In 2018, a police officer shot a man named Harith “Snoop” Augustus in the street of a Chicago neighborhood. “Incident,” a short film by producer and journalist Jamie Kalven and director Bill Morrison, is composed of body camera and surveillance footage depicting that fatal shooting and the ensuing demonstrations. Kalven and Morrison visited Colgate University to show their film and host a Q&A session on Thursday, Oct. 16.

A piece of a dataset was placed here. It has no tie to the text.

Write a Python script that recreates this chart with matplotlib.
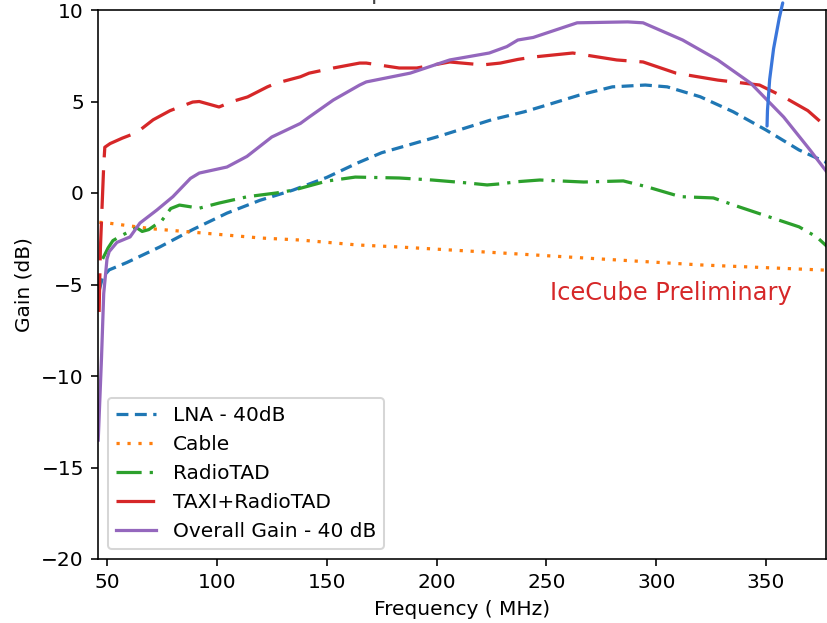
import matplotlib
matplotlib.use("Agg")
import matplotlib.pyplot as plt

# LNA - 40dB
lna_f = [46.5, 48, 51, 59, 74, 89, 104.6, 119.6, 134.7, 150, 164, 175, 200, 225,
         240, 250, 265, 280, 295, 305, 320, 335, 350, 365, 378]
lna_g = [-5.3, -4.6, -4.2, -3.8, -2.95, -2.0, -1.1, -0.4, 0.16, 0.85, 1.64, 2.2,
         3.06, 4.0, 4.44, 4.8, 5.35, 5.8, 5.9, 5.8, 5.26, 4.44, 3.44, 2.35, 1.64]

# Cable
cable_f = [46.5, 51, 70, 90, 120, 138, 164, 183, 230, 274, 320, 378]
cable_g = [-1.6, -1.65, -1.95, -2.15, -2.46, -2.57, -2.84, -2.95, -3.28, -3.6,
           -3.93, -4.22]

# RadioTAD
rtad_f = [48, 50.5, 52.7, 57, 63.5, 66, 69, 75, 79, 83, 92, 101, 114, 127, 135,
          150, 163, 183, 198, 214, 223, 229, 237, 247, 267, 285, 296, 311, 326,
          338, 353, 365, 373, 378]
rtad_g = [-3.6, -3.0, -2.6, -2.3, -1.9, -2.1, -2.0, -1.5, -0.85, -0.66, -0.83,
          -0.55, -0.2, 0.0, 0.16, 0.65, 0.87, 0.82, 0.71, 0.55, 0.44, 0.5, 0.62,
          0.71, 0.6, 0.66, 0.33, -0.2, -0.27, -0.77, -1.37, -1.85, -2.4, -2.95]

# TAXI+RadioTAD
taxi_f = [46.4, 47, 48.5, 49, 51.4, 57, 63.5, 71, 78.7, 89, 92, 98, 101, 107,
          114, 123, 127, 138, 142, 153, 165, 168, 183, 191, 206, 221, 229, 237,
          244, 262, 282, 294, 309, 328, 347, 358, 369, 378]
taxi_g = [-6.5, -3.0, 1.5, 2.5, 2.7, 3.0, 3.3, 4.0, 4.5, 4.97, 5.0, 4.8, 4.7,
          5.0, 5.25, 5.8, 6.0, 6.35, 6.55, 6.83, 7.1, 7.1, 6.83, 6.83, 7.16, 7.0,
          7.1, 7.3, 7.43, 7.65, 7.27, 7.16, 6.55, 6.17, 5.9, 5.25, 4.5, 3.55]

# Overall Gain - 40 dB
tot_f = [46, 47.5, 48.5, 50, 51, 54.5, 60.5, 65, 72.7, 80, 88, 92, 104.6, 113.7,
         125, 138, 142, 153, 165, 168, 188, 206, 224, 232, 237, 244, 264, 287,
         294, 312, 328, 343, 358, 370, 378]
tot_g = [-13.5, -9.0, -5.5, -3.6, -3.2, -2.7, -2.4, -1.64, -0.93, -0.2, 0.8,
         1.09, 1.42, 2.0, 3.06, 3.8, 4.15, 5.08, 5.9, 6.07, 6.55, 7.27, 7.65,
         8.0, 8.36, 8.5, 9.3, 9.35, 9.3, 8.36, 7.27, 6.0, 4.15, 2.35, 1.09]

W, H = 827, 623
fig = plt.figure(figsize=(W / 145, H / 145), dpi=145)
ax = fig.add_axes([98 / W, 64 / H, (826 - 98) / W, 549 / H])

lw = 1.6
ax.plot(lna_f, lna_g, color="C0", lw=lw, linestyle=(0, (3.7, 2.0)),
        label="LNA - 40dB")
ax.plot(cable_f, cable_g, color="C1", lw=lw, linestyle=(0, (1, 2.4)),
        label="Cable")
ax.plot(rtad_f, rtad_g, color="C2", lw=lw, linestyle=(0, (7.8, 2.5, 1, 2.5)),
        label="RadioTAD")
ax.plot(taxi_f, taxi_g, color="C3", lw=lw, linestyle=(0, (12, 4)),
        label="TAXI+RadioTAD")
ax.plot(tot_f, tot_g, color="C4", lw=lw, linestyle="-",
        label="Overall Gain - 40 dB")

ax.set_xlim(45.9, 45.9 + (826 - 98) / 2.197)
ax.set_ylim(-20, 10)
ax.set_xticks([50, 100, 150, 200, 250, 300, 350])
ax.set_yticks([-20, -15, -10, -5, 0, 5, 10])
ax.set_xlabel("Frequency ( MHz)")
ax.set_ylabel("Gain (dB)")
ax.legend(loc="lower left")

ax.text(306.7, -5.45, "IceCube Preliminary", color="#d62728", fontsize=12,
        ha="center", va="center")

ax.annotate("", xy=(350.4, 3.44), xytext=(358.0, 10.6),
            arrowprops=dict(arrowstyle="-", color="#3a76db", lw=1.6,
                            connectionstyle="arc3,rad=0.06"),
            annotation_clip=False)

# title of the original figure, mostly cut off by the crop
fig.text(0.557, 1 + 0.5 / H,
         "Gain of the components of the RadioTAD chain",
         ha="center", va="baseline", fontsize=12, color="#444444")

fig.savefig("out.png", dpi=145)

Kalven and Morrison sought to reveal the events leading up to the interaction between Augustus and the police officers, as well as the reaction from the surrounding neighborhood. The shooting occurred at a time of heightened tensions between the police force and citizens of Chicago, resulting from the 2014 shooting of Laquan McDonald. After the 2014 shooting, the Chicago Police Department failed to release the dashboard footage until over a year later, inviting severe criticism from the community. Kalven and Morrison aimed to provide clarity about what happened to Augustus in a way that was absent in the McDonald case.
Kalven works only a few blocks away from where the incident occurred and was able to report on it for the magazine The Intercept.
“Less than 24 hours after the incident, the police department released a video that was heavily edited with the sole purpose of demonstrating that Mr. Augustus had a gun,” Kalven said. “The video became the official narrative of what happened. The reality is that as soon as the police released their video, all public interest died off. All media interest died off, and there were no further demonstrations. I reported on the case to impeach the official narrative of what happened.”
In the film, Augustus is shown walking down a sidewalk past several police officers. As he passes, one officer notices the outline of a gun under his shirt and alerts the others. Under Illinois law, concealed carry is legal with the correct permits. The officers stop him to ask if he is security personnel in an attempt to open up a conversation about the gun. As Augustus pulls his wallet out to show his permit, the officers attempt to grab his arms and pull them behind his back. He wrests himself free and, in a blur of motion, jumps between two cars and runs into the street, where he is shot.
Kalven recognized how difficult it is to tell what Augustus’ hands were doing as he attempted to free himself from uninstigated detention.
“He stumbles into the street, and there is this genuinely ambiguous moment where his hand comes in proximity to his gun,” Kalven said. “Is he steadying the gun as he tries to get away? Is he reaching for the gun? It’s ambiguous. It will always be ambiguous. But when he’s lying on the ground, and they come to put handcuffs on him, what’s in his hands is his wallet. He was trying to show his card.”
While the film portrays a community in Chicago from whose perspective the police are a bigoted and harmful force, Kalven also acknowledged the perspective of the officers.
“There is something conveyed about the absurd but also very human response of the two officers,” Kalven said. “They are also caught inside a paradigm that’s not working for anybody.”
When constructing the timeline of events following the shooting, Morrison had to choose clips from nearly 20 hours of raw footage, much of which included angry exclamations from the gathering crowd of citizens.
“We were really interested in how a narrative could be formed,” Morrison said. “What happened in [editing] is that we realized that the officers’ cameras were also picking up the [sound of the] community, and that became a much more interesting way to offset the lie that was being perpetrated. The community is sort of like a Greek chorus that’s speaking truth to power unabashedly.”
Sophomore Ethan Roth, who attended the film screening and Q&A, noted that the role of the community in the film offered a memorable takeaway beyond the brutality of the inciting event.
“The empathy of the neighborhood was highlighted. It is very clear how neighborhoods come together and see certain governmental institutions as the enemy or as antagonistic,” Roth said. “They don’t see the police force as aiming to help them.”